Copy the lines below as they are; omit the images they contain.

--- Available data ---
•••
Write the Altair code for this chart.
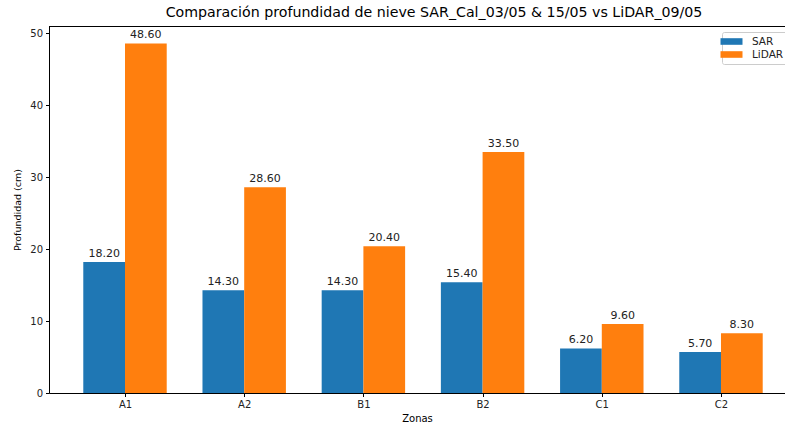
import altair as alt
import pandas as pd

zones = ["A1", "A2", "B1", "B2", "C1", "C2"]
sar = [18.2, 14.3, 14.3, 15.4, 6.2, 5.7]
lidar = [48.6, 28.6, 20.4, 33.5, 9.6, 8.3]
series = ["SAR", "LiDAR"]
colors = ["#1f77b4", "#ff7f0e"]
bar_w = 0.35

rows = []
for i, z in enumerate(zones):
    rows.append({"zona": z, "i": i, "serie": "SAR", "valor": sar[i],
                 "x0": i - bar_w, "x1": i, "xc": i - bar_w / 2})
    rows.append({"zona": z, "i": i, "serie": "LiDAR", "valor": lidar[i],
                 "x0": i, "x1": i + bar_w, "xc": i + bar_w / 2})
df = pd.DataFrame(rows)

W = 736
H = 367
FONT = "DejaVu Sans"
label_expr = "[" + ",".join("'%s'" % z for z in zones) + "][datum.value]"

xscale = alt.Scale(domain=[-0.6376, 5.537], nice=False, zero=False)
yscale = alt.Scale(domain=[0, 51.03], nice=False)

base = alt.Chart(df)

bars = base.mark_rect().encode(
    x=alt.X("x0:Q", scale=xscale,
            axis=alt.Axis(values=list(range(len(zones))), labelExpr=label_expr,
                          title="Zonas", grid=False, tickSize=3.5, labelPadding=3,
                          titlePadding=4, titleFontWeight="normal", titleFontSize=10,
                          labelFontSize=10, titleColor="black", labelColor="#222",
                          domainColor="black", tickColor="black", titleFont=FONT,
                          labelFont=FONT, labelFlush=False)),
    x2="x1:Q",
    y=alt.Y("valor:Q", scale=yscale,
            axis=alt.Axis(values=[0, 10, 20, 30, 40, 50], title="Profundidad (cm)",
                          grid=False, tickSize=3.5, labelPadding=3, titlePadding=7,
                          titleFontWeight="normal", titleFontSize=9.5, labelFontSize=10,
                          titleColor="black", labelColor="#222", domainColor="black",
                          tickColor="black", titleFont=FONT, labelFont=FONT)),
    y2=alt.datum(0),
    color=alt.Color("serie:N", scale=alt.Scale(domain=series, range=colors),
                    legend=alt.Legend(title=None, orient="none", legendX=673, legendY=6,
                                      fillColor="white", strokeColor="#cccccc",
                                      cornerRadius=2, padding=4,
                                      symbolType="M-2,-0.6H2V0.6H-2Z", symbolSize=121,
                                      symbolStrokeWidth=0, labelOffset=15,
                                      labelFontSize=10.5, labelFont=FONT,
                                      labelColor="#222", rowPadding=2)),
)

labels = base.mark_text(baseline="alphabetic", dy=-5, fontSize=11, font=FONT,
                        color="#222").encode(
    x=alt.X("xc:Q", scale=xscale),
    y=alt.Y("valor:Q", scale=yscale),
    text=alt.Text("valor:Q", format=".2f"),
)

top_spine = alt.Chart(pd.DataFrame({"v": [0]})).mark_rule(color="black", strokeWidth=1).encode(
    x=alt.value(0), x2=alt.value(W), y=alt.value(0.5)
)

chart = alt.layer(bars, labels, top_spine).properties(
    width=W, height=H,
    title=alt.TitleParams(
        "Comparación profundidad de nieve SAR_Cal_03/05 & 15/05 vs LiDAR_09/05",
        fontSize=14.2, font=FONT, fontWeight="normal", anchor="middle", dx=17, dy=12,
        baseline="alphabetic", offset=7, color="black"),
    padding={"left": 49, "top": 26, "right": 0, "bottom": 30},
    autosize=alt.AutoSizeParams(type="none"),
).configure_view(stroke=None).configure(background="white")

chart.save("out.html", embed_options={"renderer": "svg", "actions": False})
•••
--- Final answer ---
Write the Altair code for this chart.
import altair as alt
import pandas as pd

zones = ["A1", "A2", "B1", "B2", "C1", "C2"]
sar = [18.2, 14.3, 14.3, 15.4, 6.2, 5.7]
lidar = [48.6, 28.6, 20.4, 33.5, 9.6, 8.3]
series = ["SAR", "LiDAR"]
colors = ["#1f77b4", "#ff7f0e"]
bar_w = 0.35

rows = []
for i, z in enumerate(zones):
    rows.append({"zona": z, "i": i, "serie": "SAR", "valor": sar[i],
                 "x0": i - bar_w, "x1": i, "xc": i - bar_w / 2})
    rows.append({"zona": z, "i": i, "serie": "LiDAR", "valor": lidar[i],
                 "x0": i, "x1": i + bar_w, "xc": i + bar_w / 2})
df = pd.DataFrame(rows)

W = 736
H = 367
FONT = "DejaVu Sans"
label_expr = "[" + ",".join("'%s'" % z for z in zones) + "][datum.value]"

xscale = alt.Scale(domain=[-0.6376, 5.537], nice=False, zero=False)
yscale = alt.Scale(domain=[0, 51.03], nice=False)

base = alt.Chart(df)

bars = base.mark_rect().encode(
    x=alt.X("x0:Q", scale=xscale,
            axis=alt.Axis(values=list(range(len(zones))), labelExpr=label_expr,
                          title="Zonas", grid=False, tickSize=3.5, labelPadding=3,
                          titlePadding=4, titleFontWeight="normal", titleFontSize=10,
                          labelFontSize=10, titleColor="black", labelColor="#222",
                          domainColor="black", tickColor="black", titleFont=FONT,
                          labelFont=FONT, labelFlush=False)),
    x2="x1:Q",
    y=alt.Y("valor:Q", scale=yscale,
            axis=alt.Axis(values=[0, 10, 20, 30, 40, 50], title="Profundidad (cm)",
                          grid=False, tickSize=3.5, labelPadding=3, titlePadding=7,
                          titleFontWeight="normal", titleFontSize=9.5, labelFontSize=10,
                          titleColor="black", labelColor="#222", domainColor="black",
                          tickColor="black", titleFont=FONT, labelFont=FONT)),
    y2=alt.datum(0),
    color=alt.Color("serie:N", scale=alt.Scale(domain=series, range=colors),
                    legend=alt.Legend(title=None, orient="none", legendX=673, legendY=6,
                                      fillColor="white", strokeColor="#cccccc",
                                      cornerRadius=2, padding=4,
                                      symbolType="M-2,-0.6H2V0.6H-2Z", symbolSize=121,
                                      symbolStrokeWidth=0, labelOffset=15,
                                      labelFontSize=10.5, labelFont=FONT,
                                      labelColor="#222", rowPadding=2)),
)

labels = base.mark_text(baseline="alphabetic", dy=-5, fontSize=11, font=FONT,
                        color="#222").encode(
    x=alt.X("xc:Q", scale=xscale),
    y=alt.Y("valor:Q", scale=yscale),
    text=alt.Text("valor:Q", format=".2f"),
)

top_spine = alt.Chart(pd.DataFrame({"v": [0]})).mark_rule(color="black", strokeWidth=1).encode(
    x=alt.value(0), x2=alt.value(W), y=alt.value(0.5)
)

chart = alt.layer(bars, labels, top_spine).properties(
    width=W, height=H,
    title=alt.TitleParams(
        "Comparación profundidad de nieve SAR_Cal_03/05 & 15/05 vs LiDAR_09/05",
        fontSize=14.2, font=FONT, fontWeight="normal", anchor="middle", dx=17, dy=12,
        baseline="alphabetic", offset=7, color="black"),
    padding={"left": 49, "top": 26, "right": 0, "bottom": 30},
    autosize=alt.AutoSizeParams(type="none"),
).configure_view(stroke=None).configure(background="white")

chart.save("out.html", embed_options={"renderer": "svg", "actions": False})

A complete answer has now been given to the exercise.